A BRIEF GEOGRAPHICAL SURVEY
The Antarctic continent extends around the South Pole and is circumscribed by the Antarctic Circle to 66 ° 33' S, excluding the Antarctic Peninsula, which extends northwards and is facing South America.
Atlantic, Pacific, and Indian Oceans bathe the continent, and determine a wide sea zone which surrounds it completely. Distance to other continents are: South America, 1,000 km (621 miles); Africa, 3,600 km (2,236 miles); Tasmania, 2,250 km (1,398 miles); New Zeland, 2,200 km (1,367 miles). Such an isolation from the rest of continents, through the stormiest seas around the world, is an insurmontable barrier which explains the complete lack of a superior fauna. The existing fauna is only a coastal one, including birds and aquatic adapted specimens whose food source is situated in the sea.
An ice sheet covers the Antarctica, hiding its perimeter, its physical relief and its real dimensions; as a result, its area is not known exactly, but is estimated about 14 million square kilometers (8.6 million square miles).

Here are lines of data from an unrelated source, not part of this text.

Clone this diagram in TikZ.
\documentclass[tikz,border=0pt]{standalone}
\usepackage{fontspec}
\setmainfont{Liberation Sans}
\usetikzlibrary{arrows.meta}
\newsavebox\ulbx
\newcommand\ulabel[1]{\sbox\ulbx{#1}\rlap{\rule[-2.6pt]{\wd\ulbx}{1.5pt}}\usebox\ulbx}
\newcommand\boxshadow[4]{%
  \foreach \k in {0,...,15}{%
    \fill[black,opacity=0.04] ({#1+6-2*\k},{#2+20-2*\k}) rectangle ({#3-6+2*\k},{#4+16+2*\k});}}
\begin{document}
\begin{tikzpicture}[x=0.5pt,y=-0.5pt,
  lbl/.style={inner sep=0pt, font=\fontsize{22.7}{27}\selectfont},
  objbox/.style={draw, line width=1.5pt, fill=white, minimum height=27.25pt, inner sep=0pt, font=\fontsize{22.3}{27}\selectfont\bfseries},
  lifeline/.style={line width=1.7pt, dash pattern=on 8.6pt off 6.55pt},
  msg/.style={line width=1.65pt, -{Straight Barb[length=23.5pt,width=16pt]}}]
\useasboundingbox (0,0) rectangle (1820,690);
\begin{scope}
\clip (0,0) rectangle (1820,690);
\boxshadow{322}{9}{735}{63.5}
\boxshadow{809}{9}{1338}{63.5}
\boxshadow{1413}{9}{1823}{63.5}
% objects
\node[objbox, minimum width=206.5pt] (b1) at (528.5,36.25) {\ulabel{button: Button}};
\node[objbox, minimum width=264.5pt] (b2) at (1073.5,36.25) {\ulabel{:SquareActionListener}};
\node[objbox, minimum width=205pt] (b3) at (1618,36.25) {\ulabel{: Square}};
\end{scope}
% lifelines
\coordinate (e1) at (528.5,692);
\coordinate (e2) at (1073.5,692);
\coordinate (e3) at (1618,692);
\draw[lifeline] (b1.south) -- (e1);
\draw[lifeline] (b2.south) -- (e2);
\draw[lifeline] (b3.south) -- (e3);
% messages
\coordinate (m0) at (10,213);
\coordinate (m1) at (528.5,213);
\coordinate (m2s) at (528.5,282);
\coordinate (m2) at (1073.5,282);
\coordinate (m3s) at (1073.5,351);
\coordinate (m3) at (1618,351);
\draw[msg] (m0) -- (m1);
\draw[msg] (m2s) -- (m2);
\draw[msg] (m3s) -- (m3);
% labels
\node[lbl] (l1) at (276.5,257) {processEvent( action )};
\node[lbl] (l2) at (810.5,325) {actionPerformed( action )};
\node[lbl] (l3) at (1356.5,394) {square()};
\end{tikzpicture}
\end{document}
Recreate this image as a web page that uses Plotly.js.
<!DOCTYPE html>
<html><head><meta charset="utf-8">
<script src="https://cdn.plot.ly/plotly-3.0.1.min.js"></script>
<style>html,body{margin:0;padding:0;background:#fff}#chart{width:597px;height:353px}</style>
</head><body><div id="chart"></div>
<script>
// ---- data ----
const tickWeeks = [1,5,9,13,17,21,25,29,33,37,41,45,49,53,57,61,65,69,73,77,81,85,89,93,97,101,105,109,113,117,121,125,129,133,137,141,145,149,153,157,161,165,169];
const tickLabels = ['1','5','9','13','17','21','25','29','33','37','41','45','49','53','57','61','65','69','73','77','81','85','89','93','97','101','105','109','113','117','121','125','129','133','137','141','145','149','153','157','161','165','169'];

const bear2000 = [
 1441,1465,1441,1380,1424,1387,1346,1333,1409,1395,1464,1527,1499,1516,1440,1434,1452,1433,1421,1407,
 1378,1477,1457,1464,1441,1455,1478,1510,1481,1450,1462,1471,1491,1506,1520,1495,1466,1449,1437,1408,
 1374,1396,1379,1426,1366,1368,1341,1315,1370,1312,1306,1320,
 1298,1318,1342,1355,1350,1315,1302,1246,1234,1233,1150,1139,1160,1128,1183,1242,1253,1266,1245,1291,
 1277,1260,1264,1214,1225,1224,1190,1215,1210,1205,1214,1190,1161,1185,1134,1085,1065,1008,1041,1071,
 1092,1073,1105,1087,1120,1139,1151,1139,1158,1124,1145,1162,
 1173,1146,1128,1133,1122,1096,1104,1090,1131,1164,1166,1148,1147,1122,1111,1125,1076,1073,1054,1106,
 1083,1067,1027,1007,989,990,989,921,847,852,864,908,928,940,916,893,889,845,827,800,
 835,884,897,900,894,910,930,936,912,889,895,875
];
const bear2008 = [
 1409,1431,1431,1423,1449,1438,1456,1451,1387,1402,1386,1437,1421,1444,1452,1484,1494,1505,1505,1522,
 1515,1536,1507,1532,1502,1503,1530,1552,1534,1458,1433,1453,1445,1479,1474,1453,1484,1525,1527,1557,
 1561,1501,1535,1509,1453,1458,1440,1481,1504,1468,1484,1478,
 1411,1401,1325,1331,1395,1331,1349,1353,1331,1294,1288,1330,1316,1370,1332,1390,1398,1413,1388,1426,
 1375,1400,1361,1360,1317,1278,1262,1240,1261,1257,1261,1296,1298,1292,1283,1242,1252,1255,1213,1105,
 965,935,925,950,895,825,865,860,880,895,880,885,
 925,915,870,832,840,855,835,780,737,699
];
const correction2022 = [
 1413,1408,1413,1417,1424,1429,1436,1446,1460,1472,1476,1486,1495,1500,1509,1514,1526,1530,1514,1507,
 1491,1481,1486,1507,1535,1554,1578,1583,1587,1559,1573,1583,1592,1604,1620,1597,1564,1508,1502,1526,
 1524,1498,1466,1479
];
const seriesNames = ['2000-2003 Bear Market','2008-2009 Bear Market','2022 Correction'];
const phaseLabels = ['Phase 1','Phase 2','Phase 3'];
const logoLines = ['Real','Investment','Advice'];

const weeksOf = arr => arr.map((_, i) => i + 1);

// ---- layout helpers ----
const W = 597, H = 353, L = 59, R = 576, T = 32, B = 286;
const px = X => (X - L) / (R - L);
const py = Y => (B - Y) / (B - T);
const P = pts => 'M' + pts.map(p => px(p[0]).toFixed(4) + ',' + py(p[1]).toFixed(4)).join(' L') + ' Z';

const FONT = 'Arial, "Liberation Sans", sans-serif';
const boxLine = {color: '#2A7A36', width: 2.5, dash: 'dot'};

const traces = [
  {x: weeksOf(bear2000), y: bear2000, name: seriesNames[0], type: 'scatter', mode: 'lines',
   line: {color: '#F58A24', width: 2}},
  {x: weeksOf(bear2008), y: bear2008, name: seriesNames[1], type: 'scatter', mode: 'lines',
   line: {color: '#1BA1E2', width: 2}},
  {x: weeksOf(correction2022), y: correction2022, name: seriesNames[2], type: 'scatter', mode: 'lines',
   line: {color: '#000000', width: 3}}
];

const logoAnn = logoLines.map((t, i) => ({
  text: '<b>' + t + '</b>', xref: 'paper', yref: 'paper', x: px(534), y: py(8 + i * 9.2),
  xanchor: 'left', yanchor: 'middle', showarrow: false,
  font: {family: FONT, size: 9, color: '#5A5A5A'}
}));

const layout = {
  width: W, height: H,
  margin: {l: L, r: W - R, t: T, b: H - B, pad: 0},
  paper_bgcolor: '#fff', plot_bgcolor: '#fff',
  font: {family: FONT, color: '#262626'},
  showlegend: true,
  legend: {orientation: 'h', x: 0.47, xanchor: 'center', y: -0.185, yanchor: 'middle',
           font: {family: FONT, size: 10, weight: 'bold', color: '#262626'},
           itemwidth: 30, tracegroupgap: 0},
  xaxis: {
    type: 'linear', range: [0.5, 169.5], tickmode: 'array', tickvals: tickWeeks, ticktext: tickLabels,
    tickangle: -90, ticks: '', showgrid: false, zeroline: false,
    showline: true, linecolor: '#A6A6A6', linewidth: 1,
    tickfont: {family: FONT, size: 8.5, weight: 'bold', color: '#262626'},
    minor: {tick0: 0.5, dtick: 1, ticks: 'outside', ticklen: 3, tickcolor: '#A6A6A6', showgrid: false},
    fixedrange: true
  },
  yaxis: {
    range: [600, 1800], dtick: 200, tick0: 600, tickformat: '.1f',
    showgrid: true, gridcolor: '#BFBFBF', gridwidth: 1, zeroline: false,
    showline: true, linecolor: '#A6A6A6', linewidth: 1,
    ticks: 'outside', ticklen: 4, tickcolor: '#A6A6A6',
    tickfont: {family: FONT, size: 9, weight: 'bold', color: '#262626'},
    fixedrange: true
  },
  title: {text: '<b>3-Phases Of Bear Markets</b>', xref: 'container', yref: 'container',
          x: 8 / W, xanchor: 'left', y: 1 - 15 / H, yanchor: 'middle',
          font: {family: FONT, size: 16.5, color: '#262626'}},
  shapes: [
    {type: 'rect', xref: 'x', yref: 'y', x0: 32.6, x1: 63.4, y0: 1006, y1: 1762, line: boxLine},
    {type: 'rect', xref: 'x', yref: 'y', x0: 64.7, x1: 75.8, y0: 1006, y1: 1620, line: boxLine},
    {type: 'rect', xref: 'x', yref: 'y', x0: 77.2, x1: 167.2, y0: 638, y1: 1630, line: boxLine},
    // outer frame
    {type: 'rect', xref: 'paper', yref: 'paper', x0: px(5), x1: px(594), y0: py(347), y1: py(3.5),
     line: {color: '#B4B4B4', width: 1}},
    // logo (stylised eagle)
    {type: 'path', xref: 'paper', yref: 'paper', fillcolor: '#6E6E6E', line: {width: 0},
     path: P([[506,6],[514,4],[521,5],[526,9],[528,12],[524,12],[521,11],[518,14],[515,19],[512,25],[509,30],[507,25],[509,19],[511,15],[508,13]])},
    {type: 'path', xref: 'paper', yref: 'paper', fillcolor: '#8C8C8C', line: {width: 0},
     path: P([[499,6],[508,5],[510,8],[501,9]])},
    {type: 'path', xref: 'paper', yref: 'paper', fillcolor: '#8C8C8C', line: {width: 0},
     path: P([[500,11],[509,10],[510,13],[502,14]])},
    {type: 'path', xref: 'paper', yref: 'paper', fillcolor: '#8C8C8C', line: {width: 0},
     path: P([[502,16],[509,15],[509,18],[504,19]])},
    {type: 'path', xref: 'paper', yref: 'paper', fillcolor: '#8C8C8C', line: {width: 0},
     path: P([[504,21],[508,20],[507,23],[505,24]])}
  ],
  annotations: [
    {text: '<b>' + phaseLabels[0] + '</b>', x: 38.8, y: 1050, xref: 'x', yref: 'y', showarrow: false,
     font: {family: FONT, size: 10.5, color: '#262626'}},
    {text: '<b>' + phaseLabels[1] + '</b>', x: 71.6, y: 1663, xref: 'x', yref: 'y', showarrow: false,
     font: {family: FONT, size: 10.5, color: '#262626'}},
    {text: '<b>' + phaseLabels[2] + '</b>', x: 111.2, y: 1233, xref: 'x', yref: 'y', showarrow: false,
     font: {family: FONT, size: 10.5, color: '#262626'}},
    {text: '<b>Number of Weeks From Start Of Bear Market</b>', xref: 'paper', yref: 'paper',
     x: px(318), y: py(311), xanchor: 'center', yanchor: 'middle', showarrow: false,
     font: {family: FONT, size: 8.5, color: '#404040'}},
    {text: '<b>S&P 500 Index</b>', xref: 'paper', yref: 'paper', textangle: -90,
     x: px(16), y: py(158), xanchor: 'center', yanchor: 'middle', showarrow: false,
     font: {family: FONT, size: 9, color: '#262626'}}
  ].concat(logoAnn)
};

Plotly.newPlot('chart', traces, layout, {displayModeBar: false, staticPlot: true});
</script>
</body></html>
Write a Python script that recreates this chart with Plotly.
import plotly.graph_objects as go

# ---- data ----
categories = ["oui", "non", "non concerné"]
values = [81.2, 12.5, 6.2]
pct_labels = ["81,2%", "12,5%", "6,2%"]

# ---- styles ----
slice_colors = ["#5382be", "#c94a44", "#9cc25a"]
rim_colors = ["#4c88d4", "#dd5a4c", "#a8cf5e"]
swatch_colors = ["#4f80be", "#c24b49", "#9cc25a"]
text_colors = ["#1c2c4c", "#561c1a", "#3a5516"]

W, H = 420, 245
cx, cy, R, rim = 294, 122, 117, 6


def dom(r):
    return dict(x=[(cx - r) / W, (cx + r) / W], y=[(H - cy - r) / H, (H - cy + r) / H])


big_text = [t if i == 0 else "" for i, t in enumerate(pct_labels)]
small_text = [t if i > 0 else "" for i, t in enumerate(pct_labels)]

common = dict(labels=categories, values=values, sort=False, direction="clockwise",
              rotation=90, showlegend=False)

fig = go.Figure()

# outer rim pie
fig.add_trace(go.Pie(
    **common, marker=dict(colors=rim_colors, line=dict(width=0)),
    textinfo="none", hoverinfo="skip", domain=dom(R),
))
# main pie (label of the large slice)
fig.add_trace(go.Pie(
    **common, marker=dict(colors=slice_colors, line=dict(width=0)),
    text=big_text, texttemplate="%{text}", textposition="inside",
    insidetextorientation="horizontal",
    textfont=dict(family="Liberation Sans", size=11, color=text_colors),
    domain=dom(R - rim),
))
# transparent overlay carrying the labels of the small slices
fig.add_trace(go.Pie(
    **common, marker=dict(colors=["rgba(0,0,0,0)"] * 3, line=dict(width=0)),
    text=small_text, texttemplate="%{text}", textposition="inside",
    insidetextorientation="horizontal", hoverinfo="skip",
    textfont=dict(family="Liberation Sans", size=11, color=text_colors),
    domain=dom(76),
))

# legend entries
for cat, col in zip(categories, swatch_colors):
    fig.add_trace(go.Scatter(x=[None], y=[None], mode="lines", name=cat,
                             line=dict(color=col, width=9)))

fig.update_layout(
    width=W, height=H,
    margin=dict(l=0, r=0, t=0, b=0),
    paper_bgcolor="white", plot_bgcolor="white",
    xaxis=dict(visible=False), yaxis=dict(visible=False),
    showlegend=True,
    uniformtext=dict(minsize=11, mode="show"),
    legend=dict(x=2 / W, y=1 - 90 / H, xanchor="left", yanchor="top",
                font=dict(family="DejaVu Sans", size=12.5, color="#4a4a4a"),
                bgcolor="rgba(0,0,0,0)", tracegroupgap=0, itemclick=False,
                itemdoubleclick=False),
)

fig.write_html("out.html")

If the continent is taken to include the surrounding islands and iced seas, this figure increases significantly. The whole area is called the Antarctic.
Great indentations determined by Ross and Wedell seas divide the Antarctica into two regions of different sizes called: East (or Greater) Antarctica, and West (or Lesser) Antarctica, including the Antarctic Peninsula.
The general aspect of the Antarctic continent is like a big inland plateau, the "Polar Plateau", whose height at the South Pole reaches 3,000 meters (9,842 feet), 2,700 meters of which correspond to the ice thickness. This cover, that makes the Antarctica the highest average continent in the world (2,000 meters upon sea level), hides the underlying relief, allowing the only outcrop of those mountain formations that exceed in height the ice’s thickness covering them and called "Nunatak".
The ice sheet resulting from precipitation flows by gravity down and towards the periphery, and it projects into the sea through valleys, which generates alpin-type glaciers, or it flows though less accidented terrains or through indentations of its perimeter, originating ice shelves.
When moving to the sea, these formations float and calve off forming icebergs that are carried northwards by marine streams, where they finish by being destroyed by pounding waves and heigh temperatures.
The highest peak in Antarctica is Vinson Massif (5,620 m, 18,438 ft) on Elsworth Land. There is a volcano in activity, the Mount Erebus, on Ross island, in Ross sea.
In the Argentine Antarctic sector, Deception Island is the crater of a volcano that erupted on December 4, 1967.
On the Antarctic Continent are situated the Geographical South Pole, the South Magnetic Pole, the South Geomagnetic Pole, the Cold Pole with -89.3°C (-128.7°F) and the Pole of inaccessibility.